Just before I began to write Death of the Limping Man, I heard of the sad and untimely loss of Erin Wall, the wonderful American-Canadian soprano. She was young, just 44. We had seen her at Roy Thomson Hall only a year before, radiant, in fine voice, singing the title role of Thais in concert with the Toronto Symphony. Images came back of the night: young couples dressed in their best; others with shopping bags; subscribers greeting fellow subscribers; Jonathan Crow's brilliant performance of the entr'acte, Meditation; limping back to the car park -- I'd banged my knee. (Actually, I'd forgotten that until I started to write this.)

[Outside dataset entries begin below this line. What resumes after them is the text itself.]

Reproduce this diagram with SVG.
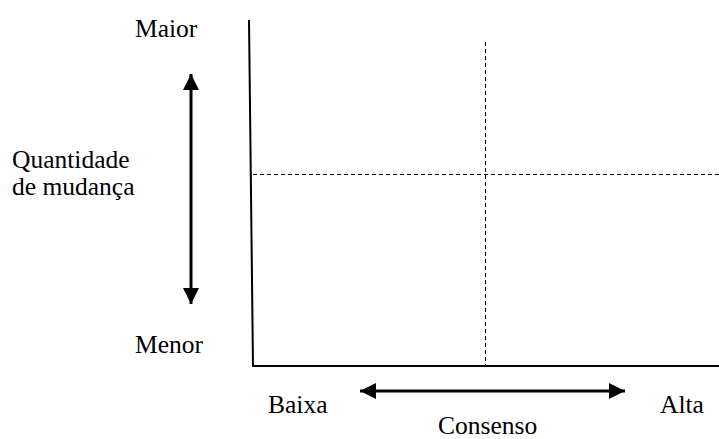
<svg xmlns="http://www.w3.org/2000/svg" width="719" height="439" viewBox="0 0 719 439">
<style>
.ax{stroke:#000;stroke-width:2;fill:none}
.ds{stroke:#000;stroke-width:1;stroke-dasharray:4,3;fill:none}
.ar{stroke:#000;stroke-width:3;fill:none}
</style>
<defs>
<marker id="ah" viewBox="0 0 10 10" refX="10" refY="5" markerWidth="16" markerHeight="16" markerUnits="userSpaceOnUse" orient="auto-start-reverse"><path d="M0,0L10,5L0,10Z" fill="#000"/></marker>
</defs>
<g id="axes">
<path class="ax" d="M249,20L253,366H719"/>
</g>
<g id="connectors">
<path class="ds" d="M253,174.5H719"/>
<path class="ds" d="M485.5,42V366"/>
<path class="ar" d="M191,74V304" marker-start="url(#ah)" marker-end="url(#ah)"/>
<path class="ar" d="M360,391H625" marker-start="url(#ah)" marker-end="url(#ah)"/>
</g>
<g id="labels">
<text x="135" y="37" style="font-family:'Liberation Serif','Times New Roman',serif;font-size:25.5px">Maior</text>
<text x="12" y="168" style="font-family:'Liberation Serif','Times New Roman',serif;font-size:25.5px">Quantidade</text>
<text x="12" y="195" style="font-family:'Liberation Serif','Times New Roman',serif;font-size:25.5px">de mudança</text>
<text x="135" y="353" style="font-family:'Liberation Serif','Times New Roman',serif;font-size:25.5px">Menor</text>
<text x="268" y="413" style="font-family:'Liberation Serif','Times New Roman',serif;font-size:25.5px">Baixa</text>
<text x="660" y="413" style="font-family:'Liberation Serif','Times New Roman',serif;font-size:25.5px">Alta</text>
<text x="438" y="434" style="font-family:'Liberation Serif','Times New Roman',serif;font-size:25.5px">Consenso</text>
</g>
</svg>
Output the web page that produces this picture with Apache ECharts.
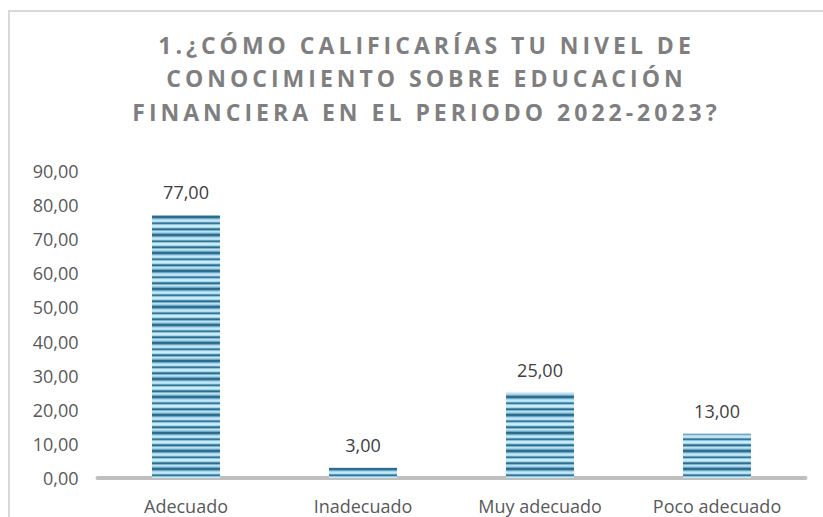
<!DOCTYPE html>
<html>
<head>
<meta charset="utf-8">
<script src="https://cdn.jsdelivr.net/npm/echarts@6/dist/echarts.min.js"></script>
<style>
  html, body { margin: 0; padding: 0; background: #fff; }
  #chart { width: 823px; height: 517px; }
</style>
</head>
<body>
<div id="chart"></div>
<script>
// chart data
const categories = ['Adecuado', 'Inadecuado', 'Muy adecuado', 'Poco adecuado']
const values = [77, 3, 25, 13]
const titleLines = [
  '1.¿CÓMO CALIFICARÍAS TU NIVEL DE',
  'CONOCIMIENTO SOBRE EDUCACIÓN',
  'FINANCIERA EN EL PERIODO 2022-2023?'
]
const yMax = 90
const yStep = 10

const fmt = (v) => Number(v).toFixed(2).replace('.', ',')

// striped fill for the bars (irregular bands like the original)
const stripeRows = [
  '#2b6a89', '#2f7090', '#6aa6c3', '#a9d6ea', '#c4e8f7', '#b3dcee',
  '#5f9cba', '#357594', '#8fc4dc', '#c6e9f8', '#cdeefb', '#a6d4e8',
  '#4d8cab', '#2d6c8b', '#7bb4cf', '#bde3f3', '#a0cfe4', '#6ea8c4'
]
const stripe = document.createElement('canvas')
stripe.width = 4
stripe.height = stripeRows.length
const sctx = stripe.getContext('2d')
stripeRows.forEach((c, i) => {
  sctx.fillStyle = c
  sctx.fillRect(0, i, 4, 1)
})

const chart = echarts.init(document.getElementById('chart'), null, { renderer: 'svg' })

const option = {
  backgroundColor: '#fff',
  animation: false,
  title: {
    text: titleLines.join('\n'),
    left: 'center',
    top: 23,
    textStyle: {
      color: '#7f7f7f',
      fontFamily: 'Open Sans',
      fontWeight: 'bold',
      fontSize: 23,
      lineHeight: 33.5,
    },
  },
  graphic: [
    {
      type: 'polyline',
      shape: { points: [[9, 517], [9, 11], [823, 11]] },
      style: { stroke: '#d9d9d9', lineWidth: 2, fill: null },
      silent: true,
    },
  ],
  grid: {
    left: 97.5,
    right: 17.5,
    top: 171,
    bottom: 39,
  },
  xAxis: {
    type: 'category',
    data: categories,
    axisLine: { lineStyle: { color: '#bfbfbf', width: 4 } },
    axisTick: { show: false },
    axisLabel: {
      color: '#595959',
      fontFamily: 'Open Sans',
      fontSize: 18,
      margin: 19,
    },
  },
  yAxis: {
    type: 'value',
    min: 0,
    max: yMax,
    interval: yStep,
    axisLine: { show: false },
    axisTick: { show: false },
    splitLine: { show: false },
    axisLabel: {
      color: '#595959',
      fontFamily: 'Open Sans',
      fontSize: 18,
      margin: 19,
      formatter: fmt,
    },
  },
  series: [
    {
      type: 'bar',
      data: values,
      barWidth: '38.4%',
      itemStyle: {
        color: { image: stripe, repeat: 'repeat' },
      },
      label: {
        show: true,
        position: 'top',
        distance: 14,
        color: '#404040',
        fontFamily: 'Open Sans',
        fontSize: 18,
        formatter: (p) => fmt(p.value),
      },
    },
  ],
}

chart.setOption(option)

// title has wide letter spacing; nudge it right like the original
document.querySelectorAll('#chart text').forEach((t) => {
  if (titleLines.includes(t.textContent)) {
    t.style.letterSpacing = '4px'
    t.setAttribute('dx', '15')
  }
})
</script>
</body>
</html>
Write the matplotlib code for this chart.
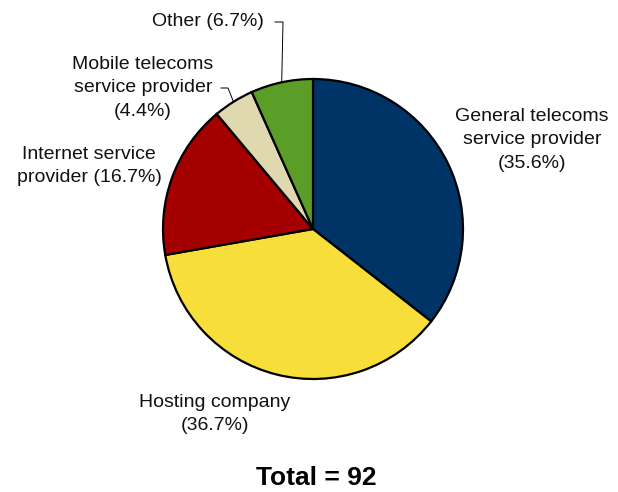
import matplotlib.pyplot as plt
import numpy as np

plt.rcParams['font.family'] = ['Liberation Sans', 'DejaVu Sans']

# 数据
labels = ['General telecoms\nservice provider\n(35.6%)', 'Hosting company\n(36.7%)',
          'Internet service\nprovider (16.7%)', 'Mobile telecoms\nservice provider\n(4.4%)',
          'Other (6.7%)']
shares = [35.6, 36.7, 16.7, 4.4, 6.7]
colors = ['#003366', '#F7DE3A', '#A50000', '#E0D9B0', '#5A9E28']
total = 92

W, H = 618, 492
fig = plt.figure(figsize=(W / 100, H / 100), dpi=100)
ax = fig.add_axes([0, 0, 1, 1])

cx, cy, r = 313, H - 229, 150
wedges, _ = ax.pie(shares, colors=colors, startangle=90, counterclock=False,
                   center=(cx, cy), radius=r, frame=True,
                   wedgeprops=dict(edgecolor='black', linewidth=1.6))
ax.set_xlim(0, W)
ax.set_ylim(0, H)
ax.set_aspect('equal')
ax.axis('off')

fs = 14
lh = dict(fontsize=fs, ha='center', va='center', linespacing=1.5, color='#111111')

# 标签（像素坐标，y 向下）
ax.text(532, H - 140, labels[0], **lh)
ax.text(215, H - 414, labels[1], **lh)
ax.text(89, H - 166, labels[2], **lh)
ax.text(143, H - 88, labels[3], **lh)
ax.text(208, H - 21, labels[4], **lh)

def edge_point(w):
    a = np.deg2rad((w.theta1 + w.theta2) / 2)
    return cx + r * np.cos(a), cy + r * np.sin(a)

# 引导线
ox, oy = edge_point(wedges[4])
ax.plot([275, 283, ox], [H - 22, H - 22, oy], color='black', lw=0.7)
mx, my = edge_point(wedges[3])
ax.plot([221, 228, mx], [H - 88, H - 88, my], color='black', lw=0.7)

ax.text(316, H - 478, f'Total = {total}', fontsize=19, fontweight='bold',
        ha='center', va='center')

fig.savefig('out.png', dpi=100)
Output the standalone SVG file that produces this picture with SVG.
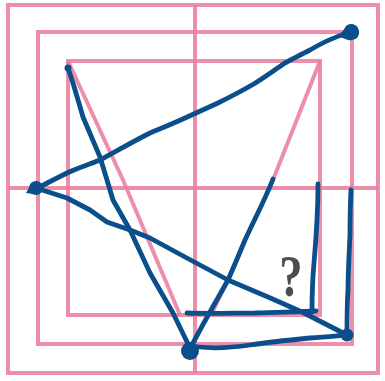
<svg xmlns="http://www.w3.org/2000/svg" width="385" height="381" viewBox="0 0 385 381">
<style>
.pk{fill:none;stroke:#e8809f;stroke-width:4;stroke-opacity:0.88}
.bl{fill:none;stroke:#0a4f8b;stroke-width:4.8;stroke-linecap:round;stroke-linejoin:round}
.dot{fill:#0a4f8b}
</style>
<rect width="385" height="381" fill="#ffffff"/>
<g id="grid">
<rect class="pk" x="8" y="5" width="370" height="368"/>
<rect class="pk" x="38" y="32" width="314" height="312"/>
<rect class="pk" x="68" y="61" width="252" height="254"/>
<line class="pk" x1="195" y1="5" x2="195" y2="373"/>
<line class="pk" x1="8" y1="188" x2="378" y2="188"/>
<polyline class="pk" points="68,61 123,180 180,315"/>
<polyline class="pk" points="320,61 273,180 245,240 228,280 212,313"/>
</g>
<g id="connectors">
<path class="bl" d="M350,33 C338,35 322,43 310,50 C300,55 293,59 285,63 C273,71 262,79 252,85 C240,92 230,97 218,103 C207,108 196,113 185,118 C172,124 162,128 150,133 C132,142 115,152 100,160 C88,165 77,168 67,173 C57,178 47,183 38,188"/>
<polyline class="bl" points="68,68 73,83 83,117 100,157 107,180 113,200 130,230 150,273 173,313 190,348"/>
<polyline class="bl" points="36,188 67,198 90,210 107,222 130,230 150,238 185,257 228,280 268,297 302,312 347,335"/>
<path class="bl" d="M190,346 C210,349 230,348 250,345 C270,342 290,340 310,338 C325,337 335,336 347,335"/>
<path class="bl" d="M192,345 C205,320 218,298 228,280 C236,262 240,252 245,240 C255,218 265,200 273,179"/>
<path class="bl" d="M318,184 C318,210 316,240 314,263 C312,285 312,300 312,312"/>
<path class="bl" d="M351,190 C350,210 350,225 350,235 C349,255 348,275 348,290 C347,305 347,320 347,333"/>
<path class="bl" d="M187,313 C210,314 235,313 255,313 C280,312 300,312 316,311"/>
</g>
<g id="node-top-right"><path class="dot" d="M338,36 C342,33 344,29 346,26 C350,22 358,24 359,31 C360,38 354,41 348,40 C344,39 341,37 338,36 Z"/></g>
<g id="node-left"><circle class="dot" cx="36" cy="188" r="7"/><path class="dot" d="M30,186 L26,193 L33,194 Z"/></g>
<g id="node-top-small"><circle class="dot" cx="68" cy="68" r="3.5"/></g>
<g id="node-bottom"><circle class="dot" cx="190" cy="351" r="9"/></g>
<g id="node-right"><circle class="dot" cx="347" cy="335" r="6.5"/></g>
<g id="label"><text x="0" y="0" transform="translate(291,296) scale(0.78,1)" text-anchor="middle" font-family="Liberation Serif, serif" font-weight="bold" font-size="60" fill="#4d4d4d">?</text></g>
</svg>
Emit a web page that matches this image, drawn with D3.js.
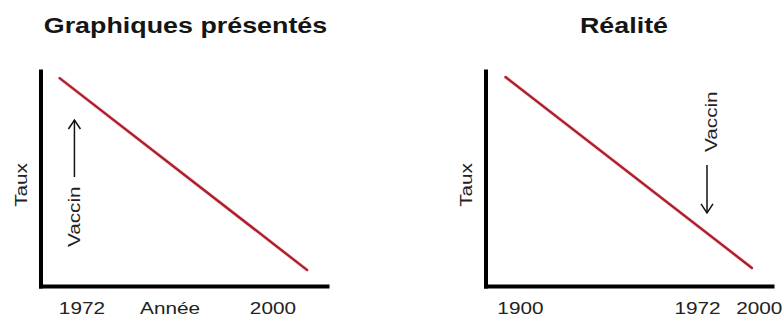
<!DOCTYPE html>
<html lang="fr">

<head>
    <meta charset="UTF-8">
    <title>Graphiques présentés / Réalité</title>
    <script src="https://d3js.org/d3.v7.min.js"></script>
    <style>
        body {
            margin: 0;
            padding: 0;
            background: #fff;
        }

        svg {
            display: block;
            font-family: "Liberation Sans", Arial, sans-serif;
        }

        .title {
            font-size: 22px;
            font-weight: bold;
            fill: #151515;
        }

        .label {
            font-size: 17px;
            fill: #222;
        }
    </style>
</head>

<body>
    <svg id="chart" width="783" height="318"></svg>

    <script>
        // --- data ---
        const titles = ["Graphiques présentés", "Réalité"];

        // rate line (start / end) in each panel
        const leftYears = [1968.8, 2005.1];
        const leftRates = [96.7, 7.4];
        const rightYears = [1894.1, 1996.9];
        const rightRates = [97.2, 8.4];

        // tick labels on the year axis
        const leftTicks = [1972, 2000];
        const rightTicks = [1900, 1972, 2000];

        const vaccineYear = 1972;
        // arrow from / to (rate units), text start (rate units)
        const leftArrow = [50.7, 77.2];
        const rightArrow = [56.3, 34.0];
        const leftVaccinText = 18.1;
        const rightVaccinText = 62.3;

        const svg = d3.select("#chart");
        const stretch = 1.22; // the original glyphs are wide

        function widen(sel) {
            sel.each(function () {
                const w = this.getComputedTextLength();
                d3.select(this)
                    .attr("textLength", w * stretch)
                    .attr("lengthAdjust", "spacingAndGlyphs");
            });
        }

        const y = d3.scaleLinear().domain([0, 100]).range([286, 71]);

        const panels = [
            {
                title: titles[0], cx: 185.5,
                x: d3.scaleLinear().domain([1966, 2008]).range([40.5, 327]),
                years: leftYears, rates: leftRates, ticks: leftTicks, tickPad: 16,
                arrow: leftArrow, arrowDx: -7, textDx: -3, textRate: leftVaccinText,
                tauxX: 27, xTitle: "Année"
            },
            {
                title: titles[1], cx: 624,
                x: d3.scaleLinear().domain([1886, 1972, 2006]).range([485.5, 697, 772]),
                years: rightYears, rates: rightRates, ticks: rightTicks, tickPad: 16,
                arrow: rightArrow, arrowDx: 10, textDx: 18, textRate: rightVaccinText,
                tauxX: 472, xTitle: null
            }
        ];

        panels.forEach(function (p) {
            const g = svg.append("g");

            g.append("text")
                .attr("class", "title")
                .attr("x", p.cx)
                .attr("y", 33)
                .attr("text-anchor", "middle")
                .text(p.title)
                .call(widen);

            // x axis (domain line + tick labels)
            const xAxis = g.append("g")
                .attr("transform", `translate(0,${y(0)})`)
                .call(d3.axisBottom(p.x)
                    .tickValues(p.ticks)
                    .tickFormat(d3.format("d"))
                    .tickSize(0)
                    .tickSizeOuter(0)
                    .tickPadding(p.tickPad));
            xAxis.select(".domain")
                .attr("stroke", "#000")
                .attr("stroke-width", 4)
                .attr("stroke-linecap", "square");
            xAxis.selectAll("text")
                .attr("class", "label")
                .attr("font-size", null)
                .attr("font-family", null)
                .attr("fill", null)
                .call(widen);

            // y axis (domain line only)
            const yAxis = g.append("g")
                .attr("transform", `translate(${p.x.range()[0]},0)`)
                .call(d3.axisLeft(y).tickValues([]).tickSizeOuter(0));
            yAxis.select(".domain")
                .attr("stroke", "#000")
                .attr("stroke-width", 4)
                .attr("stroke-linecap", "square");

            if (p.xTitle) {
                g.append("text")
                    .attr("class", "label")
                    .attr("x", p.x(1985))
                    .attr("y", y(0) + p.tickPad + 12)
                    .attr("text-anchor", "middle")
                    .text(p.xTitle)
                    .call(widen);
            }

            g.append("text")
                .attr("class", "label")
                .attr("transform", `translate(${p.tauxX},${y(47)}) rotate(-90)`)
                .attr("text-anchor", "middle")
                .text("Taux")
                .call(widen);

            // the rate line
            const line = d3.line()
                .x(d => p.x(d[0]))
                .y(d => y(d[1]));
            g.append("path")
                .datum(d3.zip(p.years, p.rates))
                .attr("d", line)
                .attr("fill", "none")
                .attr("stroke", "#e8a0a8")
                .attr("stroke-width", 4)
                .attr("stroke-opacity", 0.35);
            g.append("path")
                .datum(d3.zip(p.years, p.rates))
                .attr("d", line)
                .attr("fill", "none")
                .attr("stroke", "#ad1f2c")
                .attr("stroke-width", 2.4)
                .attr("stroke-linecap", "round");

            // vaccine annotation
            const ax = p.x(vaccineYear) + p.arrowDx;
            const y0 = y(p.arrow[0]), y1 = y(p.arrow[1]);
            const dir = y1 < y0 ? 1 : -1;
            g.append("line")
                .attr("x1", ax).attr("x2", ax)
                .attr("y1", y0).attr("y2", y1)
                .attr("stroke", "#111")
                .attr("stroke-width", 1.5);
            g.append("path")
                .attr("d", `M${ax - 6},${y1 + dir * 9}L${ax},${y1}L${ax + 6},${y1 + dir * 9}`)
                .attr("fill", "none")
                .attr("stroke", "#111")
                .attr("stroke-width", 1.5);

            g.append("text")
                .attr("class", "label")
                .attr("transform", `translate(${p.x(vaccineYear) + p.textDx + 2},${y(p.textRate)}) rotate(-90)`)
                .attr("text-anchor", "start")
                .text("Vaccin")
                .call(widen);
        });
    </script>
</body>

</html>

Afterwards, we had picked up our youngest daughter from a friend's party and were on the Lakeshore, heading west. We were talking about the party, the concert, and above all, Erin Wall. She was a discovery for us. A revelation.


A car slowly edged past us on the right as we neared the Boulevard Club. From the other direction came a white car. At the bend in the road just past the Palais Royale, the white car hit the median and became airborne. I hit the brakes. The car beside us did not. The oncoming white car did a barrel roll -- just like in an action movie -- and slammed into the car beside us. Everyone stopped short. How no one was injured was nothing short of miraculous.


All of these images rushed back to me when I heard of Erin Wall's death. Some disjointed. Others, focused by the accident, were ordered in my memory -- sequential.


I knew how to approach my first chapter.


The daily acts of living -- making decisions, eating, wondering what it is the dog wants, smelling something not correct -- are remembered without order because the stakes aren't high. But when something serious happens, sequence is fixed in the mind. And here's the thing: the sequence isn't always true. However, we convince ourselves that it is because we have manufactured a sequence out of what is always and necessarily momentary and most often actually unconnected.


I would begin with broken images and resolve them into a pattern. It's how I ended, too.